4 - Metals and Alloys

Question 1

4. 7 - When heating up a metal alloy and then rapidly cooling it, what occurs to:
   - The number of nuclei per unit volume?
   - Grain size?

Answer 1

Rapid cooling forms more nuclei per unit volume and decreases the grain size

Question 2

4.7 What is grain refining?

Answer 2

Adding very fine, high melting metal (Ir) or oxide powder to the melt as seeds of nucleation. Produces smaller grains.

Question 3

4. 10 What is the relationship between finer grain size and:
   - Yield strength?
   - Ductility?
   - Ultimate strength?

Changes in these properties with grain size are related to what kind of deformation and fracture?

Answer 3

Finer grain size raises yield strength, increases ductility, and raises the ultimate strength.

Changes in these properties are related to plastic deformation and fracture

Question 4

4.14 What will happen to a material when a crack opens up on a grain boundary?

In what size grain metals will this be more likely to occur?

Answer 4

A material will fracture.

This is more likely to occur in large grain metals when the planes can not be slipped into the adjacent grains. (The plastic deformation cannot be accommodated.)

Question 5

4.19 What kind of deformation is caused with cold working (wrought)?

Answer 5

Plastic deformation is caused by hammering, drawing, cold forging, cold rolling, or bending.

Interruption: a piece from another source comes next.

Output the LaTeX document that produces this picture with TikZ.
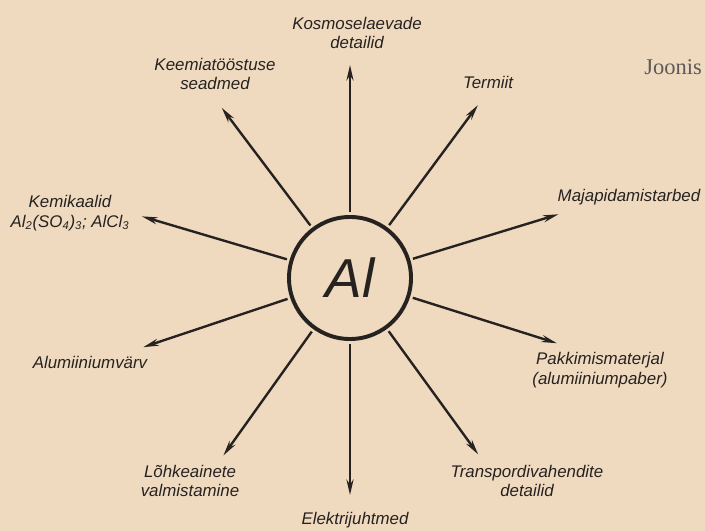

Produces many dislocations that cannot slip easily through each other as the lattice becomes more distorted.

Question 6

4.24 Do alloys have a melting point or a melting range?

Answer 6

A melting range

Per the phase diagram, above ACB, all liquid
Below ADB, all solid
Between is a mix of both

Question 7

4.25 As metals are mixed together in a molten state and cooled, the resulting chemical phase depends on the solubility of the metals in each other. If the metals are soluble, what results?

Answer 7

A solid solution results.

If not soluble - eutectic system results

Question 8

4. 26 Au and Cu are compatible in each other at any combination
   - When they are rapidly cooled, what kind of solution do they form?

Answer 8

A solid solution with random distribution of Au and Cu atoms in the F-C cubic array

Question 9

4. 26 For Au and Cu - at a certain % of Au they form a ________ solution.
   - These kinds of solutions tend to have higher or lower levels of hardness and strength?

Answer 9

They form an ordered solution. Au and Cu occupy specific positions in the F-C cubic.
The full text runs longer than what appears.